The first female presidential nominee headed off Friday on a bus tour through two Rust Belt battlegrounds, Ohio and Pennsylvania. Clinton and running mate Tim Kaine spoke about economic opportunity, diversity and national security — themes hammered home during their party’s convention.

Clinton on Friday also told supporters that given the tone in the two different campaigns, she and Trump might as well be talking about different planets.

Clinton slammed Trump for painting a picture of a divisive nation in decline. As the Democratic pick for president blasted her opponent at a Temple University.

Clinton said she accepted the Democratic presidential nomination Thursday night with “humility, determination and boundless confidence in America’s promise.”

“Powerful forces are threatening to pull us apart. Bonds of trust and respect are fraying,” Clinton said. “And just as with our founders, there are no guarantees. It’s truly up to us. We have to decide whether we’re going to work together so we can all rise together.”

Chelsea Clinton, hoping to become the first daughter for a second time, introduced her mother.

“She never, ever forgets who she’s fighting for,” she said.

Clinton realizes she still has a steep climb ahead to boost her likeability among voters, CBS2’s Janelle Burrell reported.

Polls taken days before her address had Trump narrowly beating her in a head-to-head match up and on key issues like the economy.

During her acceptance speech, she billed herself as a strong contrast to her opponent.

“Donald Trump says he wants to make America great again. Well, he could start by actually making things in America again,” she said.

She also laid out her strategy for defeating the Islamic State group.

“We will strike their sanctuaries from the air and support local forces taking them out on the ground,” she said.

Some Bernie Sanders supporters tried to interrupt Clinton’s speech and turned their backs as she spoke. Clinton acknowledged them and told them their cause is her cause as well.

Clinton and Kaine are now hoping to carry momentum of Thursday night onto the campaign trail and right through November.

“America’s destiny is ours to choose,” she said. “So let’s be stronger together.”

For his part, Trump fired off a succession of tweets while Clinton spoke Thursday night, calling her, “Crooked Hillary.”

Meanwhile, Trump’s campaign called Clinton’s acceptance speech “an insulting collection of clichés and recycled rhetoric.”

The statement issued Friday on Trump’s campaign Facebook page said Clinton’s stance on immigration “will take jobs, resources and benefits from the most vulnerable citizens of the United States and give them to the citizens of other countries.”

Trump tweeted a link to the statement. It slams Clinton for not mentioning the words, “radical Islam,” “her disaster in Libya” or the investigation of Clinton’s private email server.

The statement said Clinton’s remarks were “delivered from a fantasy universe, not the reality we live in today.”

Trump was also still fuming Friday over comments made at the Democratic Convention.

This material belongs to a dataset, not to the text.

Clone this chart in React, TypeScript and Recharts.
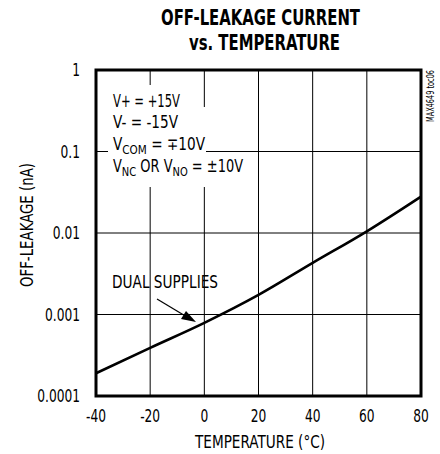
import React from "react";
import {
  LineChart,
  Line,
  XAxis,
  YAxis,
  CartesianGrid,
  ReferenceArea,
  Customized,
} from "recharts";

const temperatures = [-40, -20, 0, 20, 40, 60, 80];
const leakage = [0.00019, 0.00039, 0.00079, 0.00174, 0.0043, 0.0105, 0.028];
const xTicks = [-40, -20, 0, 20, 40, 60, 80];
const yTicks = [0.0001, 0.001, 0.01, 0.1, 1];
const yTickLabels = ["0.0001", "0.001", "0.01", "0.1", "1"];

const data = temperatures.map((t, i) => ({ t, v: leakage[i] }));

const FONT = "'DejaVu Sans Condensed', 'DejaVu Sans', sans-serif";
const cond = { fontStretch: "condensed" as const };
const ADJ = "spacingAndGlyphs";

const Annotations = () => (
  <g fontFamily={FONT} fill="#000" style={cond}>
    <rect x={108} y={85} width={92} height={22} fill="#fff" />
    <rect x={108} y={107} width={98} height={80} fill="#fff" />
    <rect x={206} y={153} width={46} height={34} fill="#fff" />
    <text x={113} y={107} fontSize={17} textLength={67} lengthAdjust={ADJ}>V+ = +15V</text>
    <text x={113} y={128} fontSize={17} textLength={65} lengthAdjust={ADJ}>V- = -15V</text>
    <text x={113} y={150} fontSize={17} textLength={92} lengthAdjust={ADJ}>
      V<tspan fontSize={13} dy={4}>COM</tspan>
      <tspan dy={-4}> = ∓10V</tspan>
    </text>
    <text x={113} y={172} fontSize={17} textLength={130} lengthAdjust={ADJ}>
      V<tspan fontSize={13} dy={4}>NC</tspan>
      <tspan dy={-4}> OR V</tspan>
      <tspan fontSize={13} dy={4}>NO</tspan>
      <tspan dy={-4}> = ±10V</tspan>
    </text>
    <text x={112} y={288} fontSize={17} textLength={106} lengthAdjust={ADJ}>DUAL SUPPLIES</text>
    <line x1={157} y1={299} x2={187} y2={317} stroke="#000" strokeWidth={1.2} />
    <polygon points="196,322 181,319 186,311" fill="#000" />
    <text x={161} y={25} fontSize={21} fontWeight="bold" textLength={199} lengthAdjust={ADJ}>OFF-LEAKAGE CURRENT</text>
    <text x={189} y={50} fontSize={21} fontWeight="bold" textLength={151} lengthAdjust={ADJ}>vs. TEMPERATURE</text>
    <text x={195} y={448} fontSize={17} textLength={130} lengthAdjust={ADJ}>TEMPERATURE (°C)</text>
    <text x={33} y={287} fontSize={17} textLength={124} lengthAdjust={ADJ} transform="rotate(-90 33 287)">OFF-LEAKAGE (nA)</text>
    <text x={434} y={122} fontSize={10} textLength={52} lengthAdjust={ADJ} transform="rotate(-90 434 122)">MAX4649 toc06</text>
  </g>
);

const XTick = (props: any) => {
  const { x, y, payload } = props;
  return (
    <g transform={`translate(${x},${y + 10})`}>
      <text
        transform="scale(0.8,1)"
        textAnchor="middle"
        fontSize={17}
        fontFamily={FONT}
        style={cond}
        fill="#000"
      >
        {String(payload.value)}
      </text>
    </g>
  );
};

const YTick = (props: any) => {
  const { x, y, payload } = props;
  const idx = yTicks.indexOf(payload.value);
  const label = idx >= 0 ? yTickLabels[idx] : String(payload.value);
  return (
    <g transform={`translate(${x},${y + 6})`}>
      <text
        transform="scale(0.8,1)"
        textAnchor="end"
        fontSize={17}
        fontFamily={FONT}
        style={cond}
        fill="#000"
      >
        {label}
      </text>
    </g>
  );
};

export default function App() {
  return (
    <div style={{ position: "absolute", left: 0, top: 0, width: 440, height: 454, background: "#fff" }}>
      <LineChart
        width={440}
        height={454}
        data={data}
        margin={{ top: 70, right: 19, bottom: 28, left: 36 }}
      >
        <CartesianGrid stroke="#000" strokeWidth={1} horizontal vertical />
        <XAxis
          dataKey="t"
          type="number"
          domain={[-40, 80]}
          ticks={xTicks}
          height={30}
          tickLine={false}
          axisLine={false}
          tickMargin={10}
          tick={<XTick />}
        />
        <YAxis
          dataKey="v"
          type="number"
          scale="log"
          domain={[0.0001, 1]}
          ticks={yTicks}
          allowDataOverflow
          width={60}
          tickLine={false}
          axisLine={false}
          tickMargin={10}
          tick={<YTick />}
        />
        <Customized component={Annotations} />
        <Line
          type="monotone"
          dataKey="v"
          stroke="#000"
          strokeWidth={2.6}
          dot={false}
          isAnimationActive={false}
        />
        <ReferenceArea
          x1={-40}
          x2={80}
          y1={0.0001}
          y2={1}
          fill="none"
          stroke="#000"
          strokeWidth={3}
          ifOverflow="visible"
        />
      </LineChart>
    </div>
  );
}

“I was going to hit one guy in particular — a very little guy. I was going to hit this guy so hard his head would spin. He wouldn’t know what the hell happened,” Trump said in Colorado Friday.

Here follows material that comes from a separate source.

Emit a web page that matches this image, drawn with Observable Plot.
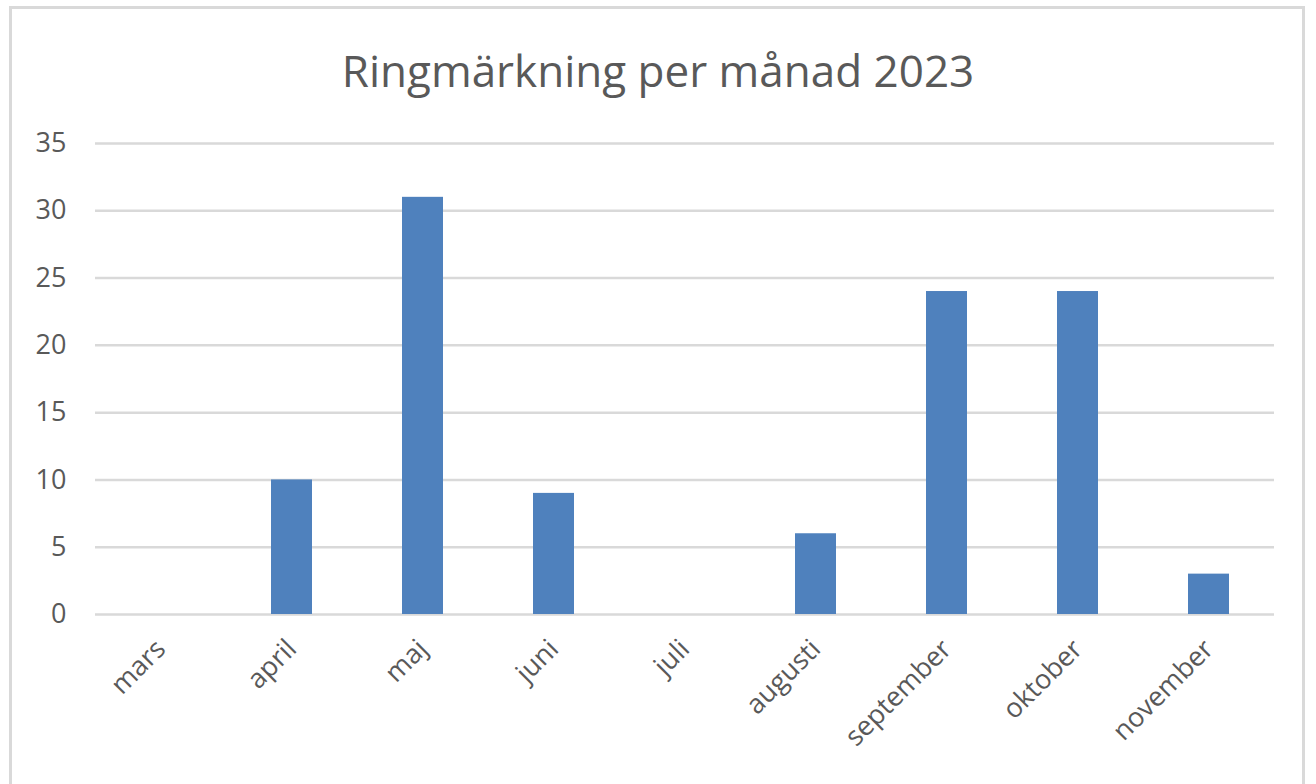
<!DOCTYPE html>
<html>
<head>
<meta charset="utf-8">
<script src="https://cdn.jsdelivr.net/npm/d3@7"></script>
<script src="https://cdn.jsdelivr.net/npm/@observablehq/plot@0.6"></script>
<style>
  html, body { margin: 0; padding: 0; background: #fff; }
  body { width: 1316px; height: 784px; position: relative; overflow: hidden; font-family: "Open Sans", sans-serif; }
  #frame { position: absolute; left: 9px; top: 6px; width: 1296px; height: 820px; border: 3px solid #d9d9d9; box-sizing: border-box; }
  #title { position: absolute; left: 0; top: 40px; width: 1316px; text-align: center; font-size: 44px; color: #595959; line-height: 60px; }
  #chart { position: absolute; left: 0; top: 0; }
</style>
</head>
<body>
<div id="frame"></div>
<div id="title">Ringmärkning per månad 2023</div>
<div id="chart"></div>
<script>
const months = ["mars", "april", "maj", "juni", "juli", "augusti", "september", "oktober", "november"];
const counts = [0, 10, 31, 9, 0, 6, 24, 24, 3];
const yTicks = [0, 5, 10, 15, 20, 25, 30, 35];

const data = months.map((m, i) => ({month: m, value: counts[i]}));

const chart = Plot.plot({
  width: 1316,
  height: 784,
  marginLeft: 95,
  marginRight: 42,
  marginTop: 143,
  marginBottom: 170,
  style: {fontFamily: "Open Sans, sans-serif", fontSize: "27px", color: "#595959", background: "transparent"},
  x: {domain: months, paddingInner: 0.69, paddingOuter: 0.345, label: null},
  y: {domain: [0, 35], label: null},
  marks: [
    Plot.ruleY(yTicks, {stroke: "#d9d9d9", strokeWidth: 2.5}),
    Plot.barY(data, {x: "month", y: "value", fill: "#4f81bd"}),
    Plot.axisY({ticks: yTicks, tickSize: 0, tickPadding: 29, label: null, fill: "#595959"}),
    Plot.axisX({tickSize: 0, tickRotate: -45, tickPadding: 30, label: null, fill: "#595959"})
  ]
});
document.getElementById("chart").appendChild(chart);
</script>
</body>
</html>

That “particular guy” is believed to be former Mayor Michael Bloomberg, who called Trump a con man.

Trump was out west Friday, where he spoke in Colorado Springs late in the afternoon while vice presidential pick Mike Pence campaigned in Ohio.

“Isn’t it good to have Trump running for the presidency?” Trump asked a cheering audience.

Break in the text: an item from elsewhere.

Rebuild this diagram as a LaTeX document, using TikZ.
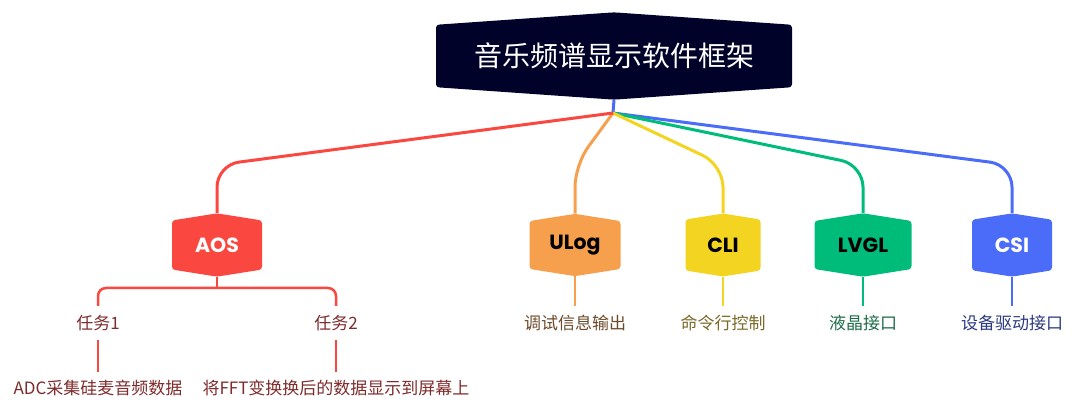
\documentclass[tikz,border=0pt]{standalone}
\usepackage{fontspec}
\setmainfont{Noto Sans CJK SC}
\newfontfamily\popfont{Poppins}
\usetikzlibrary{shapes.symbols}

\definecolor{rootbg}{HTML}{01022A}
\definecolor{aosred}{HTML}{FA4840}
\definecolor{ulogorange}{HTML}{F6A04D}
\definecolor{cliyellow}{HTML}{F2D421}
\definecolor{lvglgreen}{HTML}{00BC7B}
\definecolor{csiblue}{HTML}{4A6CF8}
\definecolor{aostext}{HTML}{7E2B2B}
\definecolor{ulogtext}{HTML}{6E4A2A}
\definecolor{clitext}{HTML}{7A6A28}
\definecolor{lvgltext}{HTML}{1E6B4A}
\definecolor{csitext}{HTML}{2B3A80}

\begin{document}
\begin{tikzpicture}[x=1pt, y=-1pt,
    hexbox/.style={signal, signal to=north and south, signal pointer angle=162,
        rounded corners=3pt, minimum height=56pt, inner sep=0pt,
        font=\popfont\bfseries\fontsize{20.5}{24}\selectfont},
    branch/.style={line width=3pt, rounded corners=22pt},
    twig/.style={line width=2.5pt},
    leaf/.style={inner sep=0pt, minimum height=34pt, font=\fontsize{17}{20}\selectfont}]
    \useasboundingbox (0,0) rectangle (1080,414);

    % Define root
    \node[signal, signal to=north and south, signal pointer angle=172,
          rounded corners=3pt, minimum width=356pt, minimum height=82pt, inner sep=0pt,
          fill=rootbg, text=white, font=\fontsize{28}{32}\selectfont] (root) at (614,56) {音乐频谱显示软件框架};
    \coordinate (fork) at (613,113);
    \coordinate (bend) at (613,165);

    % Define modules
    \node[hexbox, fill=aosred, text=white, minimum width=90pt] (aos) at (217,245) {AOS};
    \node[hexbox, fill=ulogorange, text=black, minimum width=91pt] (ulog) at (575,245) {ULog};
    \node[hexbox, fill=cliyellow, text=black, minimum width=75pt] (cli) at (723,245) {CLI};
    \node[hexbox, fill=lvglgreen, text=black, minimum width=97pt] (lvgl) at (863,245) {LVGL};
    \node[hexbox, fill=csiblue, text=white, minimum width=80pt] (csi) at (1012,245) {CSI};

    % Define leaves
    \node[leaf, text=aostext] (task1) at (98,323) {任务1};
    \node[leaf, text=aostext] (task2) at (336,323) {任务2};
    \node[leaf, text=aostext, minimum height=32pt] (adc) at (98,388) {ADC采集硅麦音频数据};
    \node[leaf, text=aostext, minimum height=32pt] (fft) at (336,388) {将FFT变换换后的数据显示到屏幕上};
    \node[leaf, text=ulogtext] (ulogtxt) at (575,323) {调试信息输出};
    \node[leaf, text=clitext] (clitxt) at (723,323) {命令行控制};
    \node[leaf, text=lvgltext] (lvgltxt) at (863,323) {液晶接口};
    \node[leaf, text=csitext] (csitxt) at (1012,323) {设备驱动接口};
    \coordinate (aosfork) at (217,288);

    % Draw branches
    \draw[branch, csiblue] (root.south) -- (fork);
    \draw[branch, csiblue] (fork) -- (csi.north |- bend) -- (csi.north);
    \draw[branch, lvglgreen] (fork) -- (lvgl.north |- bend) -- (lvgl.north);
    \draw[branch, cliyellow] (fork) -- (cli.north |- bend) -- (cli.north);
    \draw[branch, ulogorange] (fork) -- (ulog.north |- bend) -- (ulog.north);
    \draw[branch, aosred] (fork) -- (aos.north |- bend) -- (aos.north);

    % Draw leaf links
    \draw[twig, aosred] (aos.south) -- (aosfork);
    \draw[twig, aosred, rounded corners=8pt] (aosfork) -| (task1.north);
    \draw[twig, aosred, rounded corners=8pt] (aosfork) -| (task2.north);
    \draw[twig, aosred] (task1.south) -- (adc.north);
    \draw[twig, aosred] (task2.south) -- (fft.north);
    \draw[twig, ulogorange] (ulog.south) -- (ulogtxt.north);
    \draw[twig, cliyellow] (cli.south) -- (clitxt.north);
    \draw[twig, lvglgreen] (lvgl.south) -- (lvgltxt.north);
    \draw[twig, csiblue] (csi.south) -- (csitxt.north);
\end{tikzpicture}
\end{document}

With the balloons having dropped at both conventions, the real work is now in progress. Both candidates have about 100 days to make a case to the country.

(TM and © Copyright 2016 CBS Radio Inc. and its relevant subsidiaries. CBS RADIO and EYE Logo TM and Copyright 2016 CBS Broadcasting Inc. Used under license. All Rights Reserved. This material may not be published, broadcast, rewritten, or redistributed. The Associated Press contributed to this report.)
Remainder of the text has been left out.